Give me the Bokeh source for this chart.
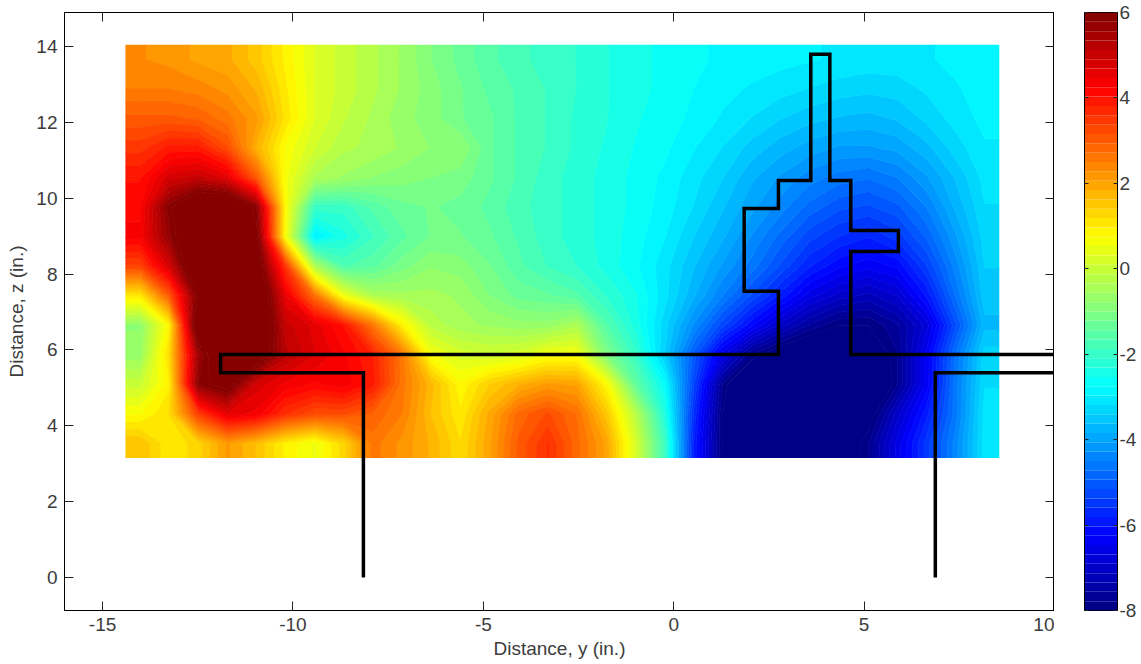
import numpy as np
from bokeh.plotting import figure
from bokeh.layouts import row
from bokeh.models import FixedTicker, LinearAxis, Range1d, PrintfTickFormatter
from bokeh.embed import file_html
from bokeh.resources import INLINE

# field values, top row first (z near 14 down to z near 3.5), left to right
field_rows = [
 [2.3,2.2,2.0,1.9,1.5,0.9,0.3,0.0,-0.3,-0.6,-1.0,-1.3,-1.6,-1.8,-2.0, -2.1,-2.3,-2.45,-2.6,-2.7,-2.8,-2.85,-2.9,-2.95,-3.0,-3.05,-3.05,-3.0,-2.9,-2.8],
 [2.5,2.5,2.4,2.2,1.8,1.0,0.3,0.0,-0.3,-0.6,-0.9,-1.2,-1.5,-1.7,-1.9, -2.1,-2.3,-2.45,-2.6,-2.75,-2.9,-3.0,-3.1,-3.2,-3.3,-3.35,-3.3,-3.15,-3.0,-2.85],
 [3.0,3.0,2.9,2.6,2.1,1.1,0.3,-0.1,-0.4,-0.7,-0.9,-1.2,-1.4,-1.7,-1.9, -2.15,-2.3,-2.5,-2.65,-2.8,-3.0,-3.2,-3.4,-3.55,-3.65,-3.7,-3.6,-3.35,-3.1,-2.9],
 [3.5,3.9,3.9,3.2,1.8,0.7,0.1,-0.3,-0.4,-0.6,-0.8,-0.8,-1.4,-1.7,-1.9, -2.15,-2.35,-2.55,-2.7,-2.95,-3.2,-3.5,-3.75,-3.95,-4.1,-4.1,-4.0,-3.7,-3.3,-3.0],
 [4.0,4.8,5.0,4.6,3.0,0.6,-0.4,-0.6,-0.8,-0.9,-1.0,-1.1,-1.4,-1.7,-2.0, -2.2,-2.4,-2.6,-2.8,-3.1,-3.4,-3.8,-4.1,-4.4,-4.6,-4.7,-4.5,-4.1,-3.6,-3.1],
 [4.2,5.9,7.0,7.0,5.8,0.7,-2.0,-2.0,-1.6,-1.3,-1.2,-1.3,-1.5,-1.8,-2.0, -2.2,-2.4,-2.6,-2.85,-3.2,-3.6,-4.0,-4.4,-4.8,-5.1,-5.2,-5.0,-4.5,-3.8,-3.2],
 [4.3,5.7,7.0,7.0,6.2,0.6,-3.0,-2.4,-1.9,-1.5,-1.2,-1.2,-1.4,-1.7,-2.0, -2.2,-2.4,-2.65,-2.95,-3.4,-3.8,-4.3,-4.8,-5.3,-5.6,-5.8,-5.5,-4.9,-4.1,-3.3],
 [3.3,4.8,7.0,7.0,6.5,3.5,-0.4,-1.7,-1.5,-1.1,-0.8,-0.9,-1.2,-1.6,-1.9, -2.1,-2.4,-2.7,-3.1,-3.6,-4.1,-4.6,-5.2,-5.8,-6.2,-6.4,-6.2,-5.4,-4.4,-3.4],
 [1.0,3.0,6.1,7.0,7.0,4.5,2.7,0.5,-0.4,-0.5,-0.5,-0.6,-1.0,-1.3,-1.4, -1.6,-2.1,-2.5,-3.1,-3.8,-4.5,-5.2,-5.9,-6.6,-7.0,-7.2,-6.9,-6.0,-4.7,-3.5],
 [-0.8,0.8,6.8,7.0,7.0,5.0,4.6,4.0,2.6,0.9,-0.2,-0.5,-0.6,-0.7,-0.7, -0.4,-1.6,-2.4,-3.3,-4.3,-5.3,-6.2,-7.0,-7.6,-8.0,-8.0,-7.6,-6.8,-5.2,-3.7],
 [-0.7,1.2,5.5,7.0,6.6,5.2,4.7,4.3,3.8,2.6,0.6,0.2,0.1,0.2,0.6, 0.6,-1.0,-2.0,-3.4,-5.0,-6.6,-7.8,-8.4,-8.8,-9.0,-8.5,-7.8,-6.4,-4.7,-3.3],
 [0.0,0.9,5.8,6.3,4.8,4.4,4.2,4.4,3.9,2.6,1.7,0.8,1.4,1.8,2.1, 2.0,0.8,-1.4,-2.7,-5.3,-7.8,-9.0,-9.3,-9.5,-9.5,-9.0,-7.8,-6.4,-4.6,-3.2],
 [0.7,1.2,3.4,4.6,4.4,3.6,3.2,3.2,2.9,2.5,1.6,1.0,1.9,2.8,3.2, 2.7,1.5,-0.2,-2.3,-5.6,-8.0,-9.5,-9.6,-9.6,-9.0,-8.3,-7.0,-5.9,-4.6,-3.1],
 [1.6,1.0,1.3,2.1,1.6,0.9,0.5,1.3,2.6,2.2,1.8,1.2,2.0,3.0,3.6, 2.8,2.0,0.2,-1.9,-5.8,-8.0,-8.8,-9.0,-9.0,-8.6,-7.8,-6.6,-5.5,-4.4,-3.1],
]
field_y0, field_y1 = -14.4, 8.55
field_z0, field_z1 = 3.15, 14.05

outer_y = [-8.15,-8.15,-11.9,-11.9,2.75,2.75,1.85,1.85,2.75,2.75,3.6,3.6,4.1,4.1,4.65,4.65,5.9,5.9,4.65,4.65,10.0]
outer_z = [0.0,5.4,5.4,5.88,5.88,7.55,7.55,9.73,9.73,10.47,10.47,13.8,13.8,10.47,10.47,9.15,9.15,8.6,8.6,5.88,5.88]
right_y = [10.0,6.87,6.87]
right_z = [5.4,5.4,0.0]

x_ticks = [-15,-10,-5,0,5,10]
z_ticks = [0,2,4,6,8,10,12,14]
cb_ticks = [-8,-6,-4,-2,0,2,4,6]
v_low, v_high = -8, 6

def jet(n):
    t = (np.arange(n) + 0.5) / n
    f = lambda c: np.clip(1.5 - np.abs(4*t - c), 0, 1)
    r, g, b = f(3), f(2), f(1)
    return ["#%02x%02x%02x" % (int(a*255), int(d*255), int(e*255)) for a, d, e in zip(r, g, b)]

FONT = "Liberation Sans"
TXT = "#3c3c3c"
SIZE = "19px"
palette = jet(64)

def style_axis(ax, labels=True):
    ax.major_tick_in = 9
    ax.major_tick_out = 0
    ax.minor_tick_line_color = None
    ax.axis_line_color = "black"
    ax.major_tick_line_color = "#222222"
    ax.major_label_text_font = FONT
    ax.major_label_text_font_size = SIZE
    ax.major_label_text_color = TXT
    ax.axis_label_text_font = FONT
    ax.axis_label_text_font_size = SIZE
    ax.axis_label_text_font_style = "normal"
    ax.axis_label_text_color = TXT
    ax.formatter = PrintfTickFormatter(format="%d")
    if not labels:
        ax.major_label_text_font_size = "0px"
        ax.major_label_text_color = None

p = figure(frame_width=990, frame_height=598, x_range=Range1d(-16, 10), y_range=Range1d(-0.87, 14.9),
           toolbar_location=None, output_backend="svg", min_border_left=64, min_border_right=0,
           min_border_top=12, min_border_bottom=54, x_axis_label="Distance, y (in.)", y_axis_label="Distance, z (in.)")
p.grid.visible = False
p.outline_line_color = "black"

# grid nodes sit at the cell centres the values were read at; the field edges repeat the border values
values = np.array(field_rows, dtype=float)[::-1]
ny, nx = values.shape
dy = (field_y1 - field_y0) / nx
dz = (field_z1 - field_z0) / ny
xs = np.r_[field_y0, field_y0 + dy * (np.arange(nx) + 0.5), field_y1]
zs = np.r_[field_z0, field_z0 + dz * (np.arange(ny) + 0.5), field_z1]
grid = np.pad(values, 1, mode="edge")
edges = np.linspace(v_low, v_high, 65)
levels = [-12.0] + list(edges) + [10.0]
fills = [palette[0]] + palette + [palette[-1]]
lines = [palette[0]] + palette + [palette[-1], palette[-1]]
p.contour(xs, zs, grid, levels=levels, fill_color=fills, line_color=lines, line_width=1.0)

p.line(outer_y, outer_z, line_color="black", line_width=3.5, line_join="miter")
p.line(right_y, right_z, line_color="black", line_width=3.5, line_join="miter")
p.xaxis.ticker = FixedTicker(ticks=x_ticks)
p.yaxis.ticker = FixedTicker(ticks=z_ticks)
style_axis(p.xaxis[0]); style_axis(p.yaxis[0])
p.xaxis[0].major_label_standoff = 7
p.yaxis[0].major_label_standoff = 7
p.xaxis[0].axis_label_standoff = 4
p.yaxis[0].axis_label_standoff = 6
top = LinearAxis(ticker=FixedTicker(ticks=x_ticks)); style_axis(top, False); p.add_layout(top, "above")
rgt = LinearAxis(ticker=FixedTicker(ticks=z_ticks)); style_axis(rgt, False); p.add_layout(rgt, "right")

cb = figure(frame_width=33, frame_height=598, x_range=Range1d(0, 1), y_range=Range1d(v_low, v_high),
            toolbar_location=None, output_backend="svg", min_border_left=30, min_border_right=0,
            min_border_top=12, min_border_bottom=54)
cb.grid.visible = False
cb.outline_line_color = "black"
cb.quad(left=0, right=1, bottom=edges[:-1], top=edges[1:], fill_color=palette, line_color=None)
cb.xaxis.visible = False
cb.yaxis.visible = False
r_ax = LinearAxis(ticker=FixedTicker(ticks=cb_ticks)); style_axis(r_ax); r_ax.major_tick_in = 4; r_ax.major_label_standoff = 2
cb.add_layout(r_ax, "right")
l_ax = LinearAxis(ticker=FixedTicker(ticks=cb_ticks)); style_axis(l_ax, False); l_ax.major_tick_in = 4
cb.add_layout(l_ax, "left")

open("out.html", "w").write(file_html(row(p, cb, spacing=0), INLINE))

◆ WHAT YOU HAVE TO DO
Everything from the first line of the listing above through the line that contains "from bokeh.resources import INLINE" is to be restated word for word, minus the pictures.

◆ WRITTEN REPLY
Give me the Bokeh source for this chart.
import numpy as np
from bokeh.plotting import figure
from bokeh.layouts import row
from bokeh.models import FixedTicker, LinearAxis, Range1d, PrintfTickFormatter
from bokeh.embed import file_html
from bokeh.resources import INLINE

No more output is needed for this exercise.